▶ **SUPPLIED RECORDS**:
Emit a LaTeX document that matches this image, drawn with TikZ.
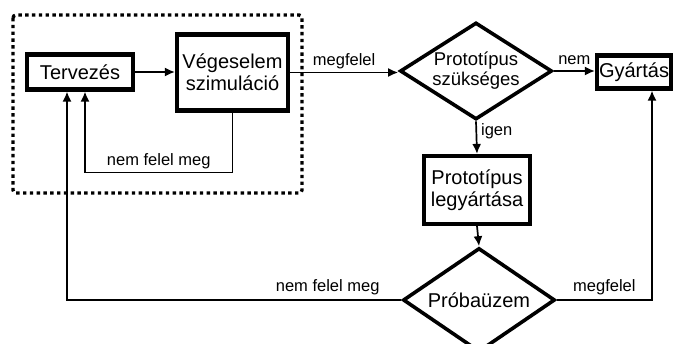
\documentclass[tikz,border=0pt]{standalone}
\usepackage{fontspec}
\setmainfont{Liberation Sans}
\usetikzlibrary{shapes.geometric,arrows.meta}

\begin{document}
\begin{tikzpicture}[
    x=1pt,y=-1pt,
    box/.style={draw,line width=4.2pt,inner sep=0pt,align=center,font=\fontsize{20}{22}\selectfont},
    dec/.style={draw,diamond,line width=3.6pt,inner sep=0pt,align=center,font=\fontsize{20}{22}\selectfont},
    line/.style={line width=1.7pt,-{Latex[length=10pt,width=9pt]}},
    lab/.style={font=\fontsize{16.5}{18}\selectfont,inner sep=2pt}
    ]
    \useasboundingbox (0,0) rectangle (676,344);
    \draw[line width=3.4pt,dash pattern=on 3.4pt off 3.4pt,rounded corners=3pt] (13,15) rectangle (302,193);
    \node[box,minimum width=106pt,minimum height=35pt] (terv) at (80,72) {Tervezés};
    \node[box,minimum width=111pt,minimum height=76pt] (veg) at (232.5,72.5) {Végeselem\\szimuláció};
    \node[dec,aspect=1.57,minimum width=152pt,minimum height=97pt,font=\fontsize{18.5}{20}\selectfont] (proto) at (476,71) {Prototípus\\szükséges};
    \node[box,minimum width=74pt,minimum height=33pt] (gyar) at (634,72) {Gyártás};
    \node[box,minimum width=106pt,minimum height=68pt] (legy) at (477,190) {Prototípus\\legyártása};
    \node[dec,aspect=1.46,minimum width=152pt,minimum height=104pt] (prob) at (479,300) {Próbaüzem};
    \draw[line] (terv.east) -- (terv.east -| veg.west);
    \draw[line] (veg.east) -- node[lab,above=1pt]{megfelel} (veg.east -| proto.west);
    \draw[line] (proto.east) -- node[lab,above=3pt]{nem} (proto.east -| gyar.west);
    \draw[line] (proto.south) -- node[lab,pos=0.3,right=2pt]{igen} (legy.north);
    \draw[line] (legy.south) -- (prob.north);
    \draw[line] (veg.south) -- ++(0,60) -| node[lab,pos=0.25,above=1pt]{nem felel meg} ([xshift=5pt]terv.south);
    \draw[line] (prob.west) -| node[lab,pos=0.11,above=2pt]{nem felel meg} ([xshift=-13pt]terv.south);
    \draw[line] (prob.east) -| node[lab,pos=0.25,above=2pt]{megfelel} ([xshift=18pt]gyar.south);
\end{tikzpicture}
\end{document}
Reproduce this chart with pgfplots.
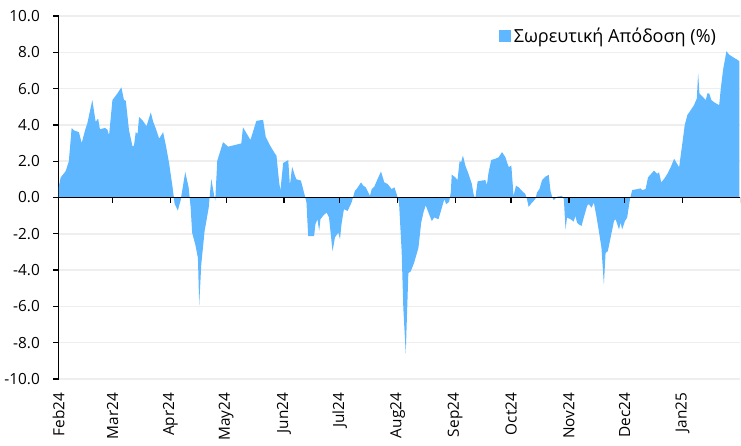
\documentclass[border=0pt]{standalone}
\usepackage{fontspec}
\setmainfont{Open Sans}
\usepackage{pgfplots}
\pgfplotsset{compat=1.18}
\definecolor{areaBlue}{HTML}{5FB7FF}
\definecolor{gridGray}{HTML}{EEEEEE}

\begin{document}
\begin{tikzpicture}
\begin{axis}[
  scale only axis,
  width=510pt, height=271.5pt,
  xmin=0, xmax=366,
  ymin=-10, ymax=10,
  ytick={-10,-8,...,10},
  yticklabel={\pgfmathprintnumber[fixed,fixed zerofill,precision=1,assume math mode=true]{\tick}},
  xtick={0,29,60,90,121,151,182,213,243,274,304,335},
  xticklabels={Feb24,Mar24,Apr24,May24,Jun24,Jul24,Aug24,Sep24,Oct24,Nov24,Dec24,Jan25},
  axis y line*=left, axis x line*=bottom,
  x axis line style={draw=none},
  xtick style={draw=none},
  y axis line style={line width=1pt},
  ytick style={black, line width=1pt},
  major tick length=4pt,
  tick align=outside,
  xticklabel style={rotate=90, anchor=east, font=\fontsize{11.5}{13}\selectfont},
  yticklabel style={font=\fontsize{11.5}{13}\selectfont},
  xticklabel shift=3pt,
  yticklabel shift=6.5pt,
  ymajorgrids,
  major grid style={gridGray, line width=1.2pt},
  legend style={at={(0.64,0.945)}, anchor=west, draw=none, fill=none,
    font=\fontsize{13.5}{15}\selectfont, legend cell align=left},
  legend image code/.code={\fill[areaBlue] (0pt,-4.5pt) rectangle (9pt,4.5pt);},
]
\addplot[fill=areaBlue, draw=none] coordinates {
(0,0.55) (1.1,1.1) (3.8,1.45) (5.5,2.0) (7.0,3.83) (8.2,3.7) (10.9,3.6) (12.4,3.0)
(14.2,3.7) (15.4,4.07) (18.1,5.37) (19.9,4.17) (21.2,4.35) (22.2,3.76) (24.9,3.83)
(26.2,3.74) (27.1,3.43) (28.9,5.37) (31.6,5.74) (33.7,6.07) (35.1,5.37) (36.1,5.33)
(37.8,3.7) (39.7,2.81) (40.5,2.87) (41.4,3.6) (42.4,3.5) (43.2,4.44) (45.0,4.26)
(47.2,3.93) (49.5,4.69) (50.8,4.17) (52.2,3.8) (54.0,3.24) (56.1,3.6) (57.6,2.87)
(59.4,1.85) (61.2,0.56) (62.3,-0.35) (64.0,-0.72) (65.5,-0.17) (68.0,1.4) (69.8,0.57)
(70.9,-0.54) (71.7,-1.94) (73.4,-2.6) (74.8,-3.33) (75.5,-5.93) (76.6,-3.7) (78.4,-1.85)
(80.6,-0.56) (81.4,0.37) (82.0,1.02) (83.4,0.18) (84.1,-0.17) (85.2,2.03) (88.3,3.05)
(91.0,2.8) (98.1,2.98) (99.0,3.87) (103.0,3.17) (104.4,3.63) (106.2,4.22) (109.8,4.28)
(111.2,3.35) (113.4,2.89) (116.1,2.43) (117.0,2.3) (118.4,0.85) (119.1,0.39) (120.6,1.9)
(123.3,2.06) (124.2,0.67) (125.4,1.7) (126.9,1.2) (127.7,1.0) (130.1,0.93) (131.3,0.46)
(132.2,0.1) (133.1,-0.28) (134.0,-2.13) (137.2,-2.13) (137.9,-1.48) (139.0,-1.2)
(139.9,-1.85) (140.6,-1.2) (142.1,-1.0) (143.9,-0.83) (145.2,-1.1) (147.1,-2.96)
(148.4,-2.2) (150.2,-1.94) (151.1,-2.3) (151.9,-1.48) (153.2,-0.65) (155.2,-0.74)
(157.3,-0.28) (159.1,0.37) (160.0,0.46) (162.4,0.83) (163.6,0.65) (164.9,0.56)
(167.2,0.09) (168.1,0.46) (169.5,0.59) (171.3,1.02) (173.1,1.43) (174.9,0.83)
(176.7,0.74) (178.8,0.46) (180.3,0.56) (181.5,0.19) (182.8,-0.28) (184.2,-2.96)
(185.1,-6.1) (186.4,-8.6) (187.8,-4.17) (189.1,-4.07) (190.9,-3.6) (193.2,-2.78)
(194.7,-1.39) (195.9,-0.83) (197.1,-0.43) (198.6,-0.83) (200.4,-1.3) (201.7,-1.1)
(204.0,-1.2) (205.8,-0.56) (207.1,-0.09) (208.1,-0.37) (209.7,-0.24) (210.6,0.28)
(211.1,1.26) (213.0,1.11) (214.2,0.96) (215.3,2.0) (216.2,1.95) (217.1,2.31) (218.4,1.76)
(220.1,1.3) (221.9,0.74) (222.8,0.19) (223.7,-0.09) (225.0,0.89) (227.3,0.93) (229.1,0.96)
(230.0,0.7) (230.9,1.39) (232.3,2.07) (234.5,2.13) (236.3,2.22) (238.1,2.5) (239.9,2.22)
(241.7,1.67) (243.1,1.76) (244.3,0.09) (245.6,0.65) (247.0,0.56) (248.8,0.37) (250.6,0.19)
(251.5,-0.09) (252.4,-0.52) (254.2,-0.28) (256.0,-0.09) (256.9,0.28) (258.2,0.46)
(259.6,0.96) (261.4,1.15) (263.2,1.24) (264.1,0.37) (265.0,0.04) (265.9,-0.15) (267.7,0.04)
(270.3,0.09) (271.3,-0.09) (272.2,-1.76) (273.0,-1.11) (274.9,-1.2) (276.6,-1.33)
(277.5,-1.02) (278.4,-1.39) (279.3,-1.48) (280.8,-1.57) (282.0,-1.11) (283.8,-0.46)
(284.7,-0.37) (286.2,-0.56) (287.4,-0.28) (288.6,-0.93) (290.1,-1.85) (291.5,-2.78)
(292.8,-4.81) (293.7,-3.06) (294.9,-2.96) (296.4,-2.22) (298.2,-1.3) (299.1,-1.2)
(300.9,-1.76) (301.8,-1.39) (302.6,-1.76) (304.1,-1.3) (305.3,-1.11) (306.8,-0.09)
(308.0,0.41) (310.7,0.46) (312.5,0.5) (313.4,0.41) (315.2,0.46) (316.5,1.11) (319.7,1.48)
(321.5,1.3) (322.4,1.39) (323.6,0.83) (325.1,1.02) (326.9,1.3) (328.7,1.67) (330.5,2.13)
(331.9,1.89) (333.2,1.67) (334.9,2.96) (336.2,3.98) (337.6,4.54) (339.4,4.81) (341.2,5.09)
(342.7,5.46) (343.4,6.85) (344.1,5.74) (345.7,5.56) (347.5,5.37) (348.4,5.74) (349.3,5.74)
(350.5,5.37) (352.4,5.22) (354.7,5.09) (355.6,6.02) (356.8,7.04) (358.6,8.06) (360.1,7.87)
(362.8,7.69) (364.5,7.59) (365.6,7.5)
} \closedcycle;
\addlegendentry{Σωρευτική Απόδοση (\%)}

% zero line with the month ticks, and the y axis line over the fill
\draw[black, line width=1.1pt] (axis cs:0,0) -- (axis cs:366,0);
\pgfplotsinvokeforeach{29,60,90,121,151,182,213,243,274,304,335,366}{
  \draw[black, line width=1pt] (axis cs:#1,0) -- ++(0pt,-4pt);
}
\draw[black, line width=1pt] (axis cs:0,-10) -- (axis cs:0,10);
\end{axis}
% white space above the plot area, as in the reference
\path ([yshift=12pt]current axis.north);
\end{tikzpicture}
\end{document}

▶ **BRIEF**: Show every line in the records above that contains the word "image".

▶ **TASK SOLUTION**:
Emit a LaTeX document that matches this image, drawn with TikZ.
  legend image code/.code={\fill[areaBlue] (0pt,-4.5pt) rectangle (9pt,4.5pt);},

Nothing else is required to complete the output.